His new three-level home (including a basement) sat on a verdant lot that afforded plenty of privacy. A long, circuitous driveway led from a security booth to the home, and the property was surrounded with a black fence. The residence itself sat about 200 yards back from rural Galpin Boulevard; trees masking the home added another layer of protection from the outside world. The exterior was painted yellow with purple balconies and window trim. Inside, the living room extended two stories up to a loft-like roof with exposed wooden beams. His master bedroom included a sitting area overlooking the living room. The rear of the house opened onto a small lake s
urrounded by woods, and the backyard sported a tennis court, basketball court, and swimming pool.
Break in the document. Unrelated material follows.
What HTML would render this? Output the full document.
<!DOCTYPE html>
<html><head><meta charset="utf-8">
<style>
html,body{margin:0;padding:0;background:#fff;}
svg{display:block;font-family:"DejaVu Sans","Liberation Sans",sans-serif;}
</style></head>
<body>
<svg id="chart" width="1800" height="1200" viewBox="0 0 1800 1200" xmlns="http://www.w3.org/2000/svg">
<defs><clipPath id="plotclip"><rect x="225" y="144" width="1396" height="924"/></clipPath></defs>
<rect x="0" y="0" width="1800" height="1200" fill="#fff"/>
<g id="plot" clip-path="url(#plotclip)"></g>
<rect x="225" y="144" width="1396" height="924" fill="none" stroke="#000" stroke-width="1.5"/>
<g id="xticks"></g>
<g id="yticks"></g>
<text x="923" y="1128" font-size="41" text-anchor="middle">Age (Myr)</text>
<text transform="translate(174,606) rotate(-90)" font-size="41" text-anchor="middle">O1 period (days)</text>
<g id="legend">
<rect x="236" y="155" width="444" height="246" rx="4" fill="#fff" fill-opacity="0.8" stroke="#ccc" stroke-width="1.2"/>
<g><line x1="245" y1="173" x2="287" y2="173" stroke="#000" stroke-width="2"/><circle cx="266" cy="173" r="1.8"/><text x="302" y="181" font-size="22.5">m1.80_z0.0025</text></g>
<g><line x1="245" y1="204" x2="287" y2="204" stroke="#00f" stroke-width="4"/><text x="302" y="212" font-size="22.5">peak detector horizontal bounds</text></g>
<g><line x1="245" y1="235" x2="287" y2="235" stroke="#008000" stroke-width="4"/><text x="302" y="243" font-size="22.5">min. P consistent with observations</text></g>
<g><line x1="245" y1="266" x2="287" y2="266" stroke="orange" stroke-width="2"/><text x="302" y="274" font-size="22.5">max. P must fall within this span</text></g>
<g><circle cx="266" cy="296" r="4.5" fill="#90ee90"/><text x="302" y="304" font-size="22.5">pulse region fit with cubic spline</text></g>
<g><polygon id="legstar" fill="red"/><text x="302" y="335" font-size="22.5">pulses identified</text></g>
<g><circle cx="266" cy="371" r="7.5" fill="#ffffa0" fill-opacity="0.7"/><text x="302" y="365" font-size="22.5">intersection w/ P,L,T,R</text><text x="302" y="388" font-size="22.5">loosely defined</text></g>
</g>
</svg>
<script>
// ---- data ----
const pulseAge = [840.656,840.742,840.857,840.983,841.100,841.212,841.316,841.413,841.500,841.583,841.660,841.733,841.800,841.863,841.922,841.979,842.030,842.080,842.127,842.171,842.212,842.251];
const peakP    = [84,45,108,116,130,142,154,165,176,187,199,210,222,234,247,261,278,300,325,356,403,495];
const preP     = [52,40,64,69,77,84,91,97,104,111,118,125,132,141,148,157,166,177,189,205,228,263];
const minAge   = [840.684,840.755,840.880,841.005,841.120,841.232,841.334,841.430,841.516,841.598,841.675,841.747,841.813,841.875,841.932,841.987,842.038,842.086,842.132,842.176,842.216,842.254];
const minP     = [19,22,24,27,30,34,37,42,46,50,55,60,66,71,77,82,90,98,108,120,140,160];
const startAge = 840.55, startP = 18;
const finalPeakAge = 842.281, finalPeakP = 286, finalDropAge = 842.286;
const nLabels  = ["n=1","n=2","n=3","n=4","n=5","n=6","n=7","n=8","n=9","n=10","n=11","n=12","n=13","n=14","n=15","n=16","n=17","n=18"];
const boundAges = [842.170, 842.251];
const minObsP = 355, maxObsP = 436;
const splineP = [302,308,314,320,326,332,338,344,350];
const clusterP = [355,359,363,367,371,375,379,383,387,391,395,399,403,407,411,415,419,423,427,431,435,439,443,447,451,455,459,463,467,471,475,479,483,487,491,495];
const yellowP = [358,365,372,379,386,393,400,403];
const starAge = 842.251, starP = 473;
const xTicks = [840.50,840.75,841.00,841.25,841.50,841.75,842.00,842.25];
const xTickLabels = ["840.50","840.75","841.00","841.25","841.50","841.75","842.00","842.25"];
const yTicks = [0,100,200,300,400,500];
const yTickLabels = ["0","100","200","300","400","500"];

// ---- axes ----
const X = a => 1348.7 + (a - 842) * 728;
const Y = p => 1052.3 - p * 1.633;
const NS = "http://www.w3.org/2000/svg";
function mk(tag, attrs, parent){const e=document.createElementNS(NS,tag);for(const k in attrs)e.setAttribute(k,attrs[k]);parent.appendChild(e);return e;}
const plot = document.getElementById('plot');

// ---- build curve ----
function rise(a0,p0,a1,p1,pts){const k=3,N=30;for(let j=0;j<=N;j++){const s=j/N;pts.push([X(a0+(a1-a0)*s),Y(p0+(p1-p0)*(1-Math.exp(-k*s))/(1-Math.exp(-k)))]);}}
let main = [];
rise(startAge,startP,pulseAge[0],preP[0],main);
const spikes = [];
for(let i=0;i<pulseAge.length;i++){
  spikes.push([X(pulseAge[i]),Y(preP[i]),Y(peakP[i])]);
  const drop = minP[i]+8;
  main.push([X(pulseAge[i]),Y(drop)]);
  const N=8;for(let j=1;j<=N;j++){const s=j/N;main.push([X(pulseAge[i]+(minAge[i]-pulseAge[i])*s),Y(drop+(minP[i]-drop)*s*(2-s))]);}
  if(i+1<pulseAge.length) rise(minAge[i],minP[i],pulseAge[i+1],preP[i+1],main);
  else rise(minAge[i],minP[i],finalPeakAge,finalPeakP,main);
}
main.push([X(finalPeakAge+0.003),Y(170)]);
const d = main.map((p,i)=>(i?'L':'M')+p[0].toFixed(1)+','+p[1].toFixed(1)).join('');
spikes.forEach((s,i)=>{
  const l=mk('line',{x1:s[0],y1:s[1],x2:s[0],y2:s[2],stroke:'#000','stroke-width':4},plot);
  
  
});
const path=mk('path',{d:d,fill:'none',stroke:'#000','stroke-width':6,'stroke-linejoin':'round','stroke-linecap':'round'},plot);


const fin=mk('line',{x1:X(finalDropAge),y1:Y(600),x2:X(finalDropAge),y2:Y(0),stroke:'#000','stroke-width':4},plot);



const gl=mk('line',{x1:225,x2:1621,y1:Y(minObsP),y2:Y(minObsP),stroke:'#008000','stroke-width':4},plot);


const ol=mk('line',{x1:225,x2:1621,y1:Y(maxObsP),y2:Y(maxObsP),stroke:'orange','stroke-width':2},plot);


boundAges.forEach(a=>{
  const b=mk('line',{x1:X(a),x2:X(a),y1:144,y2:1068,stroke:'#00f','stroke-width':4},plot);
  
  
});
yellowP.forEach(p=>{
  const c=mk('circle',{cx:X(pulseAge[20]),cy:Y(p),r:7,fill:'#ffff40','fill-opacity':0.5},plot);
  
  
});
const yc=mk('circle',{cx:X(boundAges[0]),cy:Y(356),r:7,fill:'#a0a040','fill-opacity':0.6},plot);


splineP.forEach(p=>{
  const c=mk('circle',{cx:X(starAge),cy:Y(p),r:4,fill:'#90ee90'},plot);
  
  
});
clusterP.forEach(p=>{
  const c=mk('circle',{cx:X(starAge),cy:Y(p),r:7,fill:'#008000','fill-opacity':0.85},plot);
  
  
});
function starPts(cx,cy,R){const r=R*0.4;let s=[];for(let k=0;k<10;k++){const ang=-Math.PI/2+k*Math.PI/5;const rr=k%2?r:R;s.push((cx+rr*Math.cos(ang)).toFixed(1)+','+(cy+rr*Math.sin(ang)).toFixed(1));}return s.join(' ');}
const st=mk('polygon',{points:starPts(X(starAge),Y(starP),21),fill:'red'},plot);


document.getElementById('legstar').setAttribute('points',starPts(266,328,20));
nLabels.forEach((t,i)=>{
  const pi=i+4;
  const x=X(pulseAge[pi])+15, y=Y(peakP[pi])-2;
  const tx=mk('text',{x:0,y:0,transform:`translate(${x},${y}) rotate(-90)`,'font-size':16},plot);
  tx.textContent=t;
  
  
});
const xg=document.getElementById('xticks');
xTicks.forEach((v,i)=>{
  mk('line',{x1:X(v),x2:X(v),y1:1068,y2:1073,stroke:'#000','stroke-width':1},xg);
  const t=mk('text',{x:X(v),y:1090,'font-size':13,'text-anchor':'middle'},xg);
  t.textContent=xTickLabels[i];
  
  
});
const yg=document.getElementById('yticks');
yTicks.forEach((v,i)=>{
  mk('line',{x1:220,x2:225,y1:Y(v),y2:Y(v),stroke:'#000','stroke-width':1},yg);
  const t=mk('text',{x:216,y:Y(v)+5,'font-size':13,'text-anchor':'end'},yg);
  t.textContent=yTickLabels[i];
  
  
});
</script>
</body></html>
With its exposed wood, lack of high-tech amenities, and a square footage that was modest in comparison to what people might have expected from a global superstar, Prince’s new abode felt perhaps more like an upscale ski lodge than a haven for the rich and famous. Indeed, far more money was poured into Paisley Park than his residence. “When I first visited the house, he saw my reaction and said ‘I know, it’s kind of small, isn’t it’?” remembered Mark Brown. “I said I had expected some marble pillars or something, but he said he didn’t go in for that gaudy stuff.”
Susannah Melvoin was planning to move in, representing Prince’s first real attempt at cohabitation. She and her close friend Karen Krattinger, now general manager of Prince’s organization, took charge of decorating and organizing. Susannah added artsy touches throughout the residence, such as hanging large nude canvasses she had painted. The two women were also given free rein to shop for furnishings. And in what had been designed as a wine cellar, Krattinger meticulously organized thousands of videotapes Prince had made of shows and rehearsals. “It became this amazing history of his entire career,” she noted.
Prince enjoyed hosting barbecues, sports, and video nights at his home. Among the frequent guests were Wendy and Lisa; Alan Leeds, along with his wife, Gwen, and son Tristan; Eric Leeds; and bodyguard/friend Gilbert Davison. During the spring and summer, Prince also gathered friends for softball games and bowling nights throughout Minneapolis. “It was nice for him to be able to incorporate his social life into his home,” said Susan Rogers. “He had what he’d always wanted: people around him. They would go upstairs and watch TV or sit in the kitchen for hours telling jokes.”